Brendan Fraser figured he knew his history. Growing up in Holland in the 1970s, he’d go to London and visit the Imperial War Museum. He got to see military hardware. “It’s eye-opening,” he says. “It was scary to me.”
He’d read books. He’d seen the films, and he even heard first-hand accounts from neighbors who hid paintings from Nazis. Yet, there was one story he didn’t know about: how General Dwight D. Eisenhower and Captain James Stagg found themselves under pressure in the 72 hours before D-Day. As the fate of the free world hangs in the balance, Eisenhower and Stagg face an impossible choice: launch the largest and most dangerous seaborne invasion in history or risk losing the war altogether. That story is the subject of his latest film, “Pressure.”
Fraser says, “When director Anthony Maras sent me this screenplay based on David Haig’s play, and it was about the weekend before the landing on the beaches of Normandy, I thought, ‘I guess that could be interesting.’”
In the film, Andrew Scott plays Stagg, the Scottish meteorologist tasked with assembling a D-Day weather forecast for Eisenhower, played by Fraser.
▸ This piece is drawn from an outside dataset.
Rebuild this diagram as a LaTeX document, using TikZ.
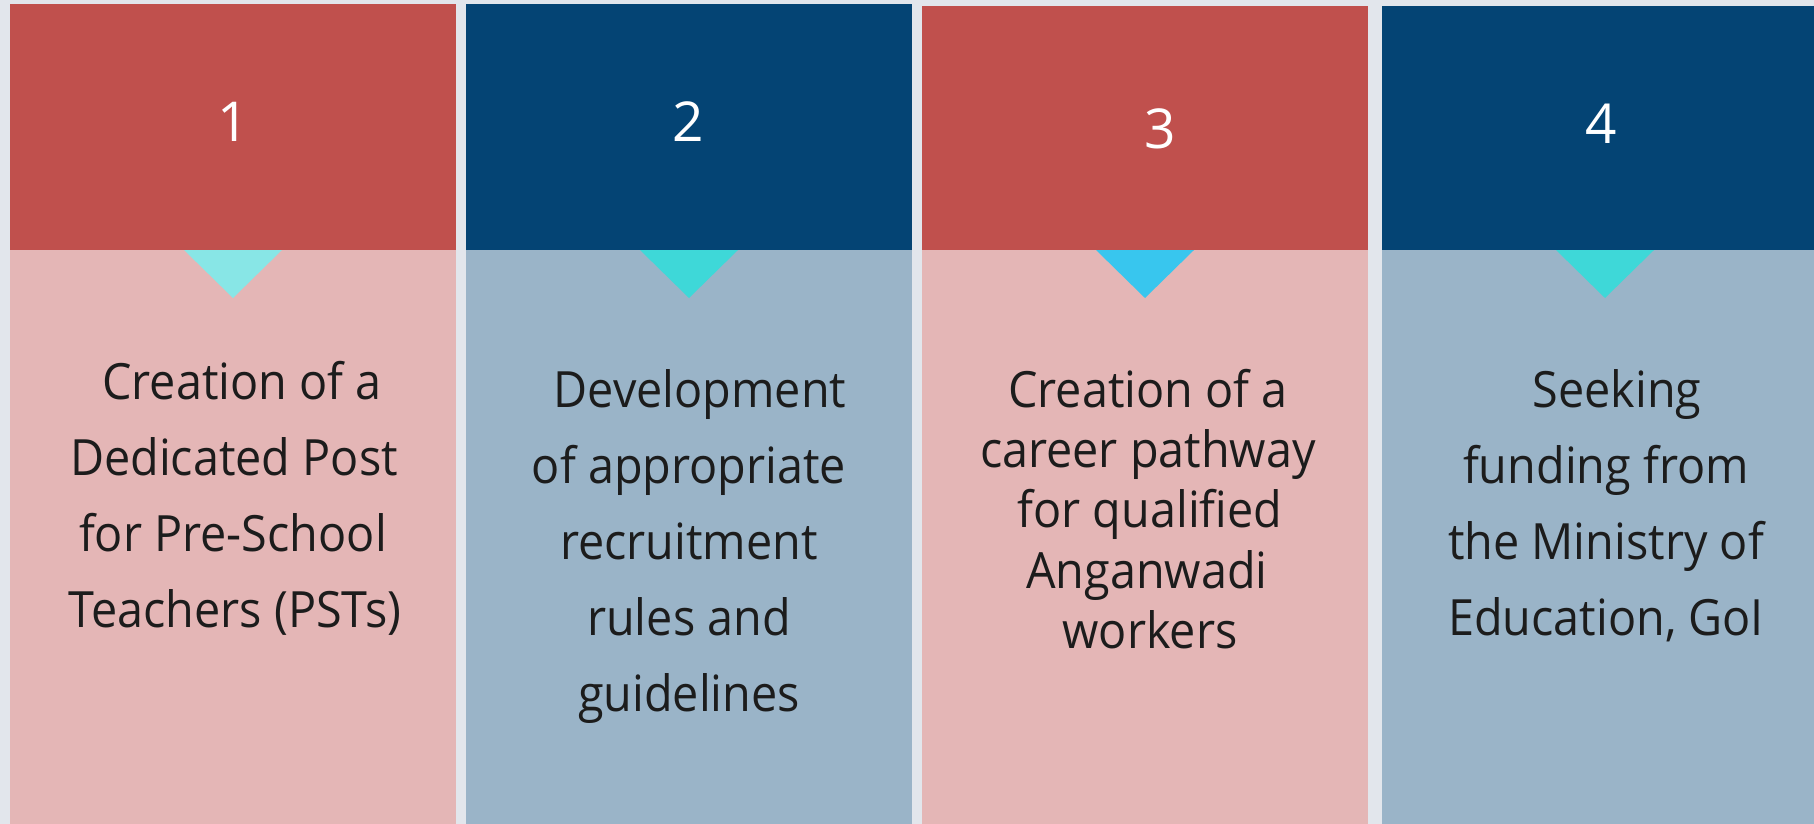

As Fraser read the screenplay, he learned numerous things. “I didn’t know there was a delay.” He says, “In our modern life, we look at a phone to tell us what we need to know. In 1944, meteorology was largely looking at a window, the sky, or the records kept from years previous. The science of that was still being formulated, and this screenplay impressed on me how much was at stake, and the cost of delaying the invasion would have had.”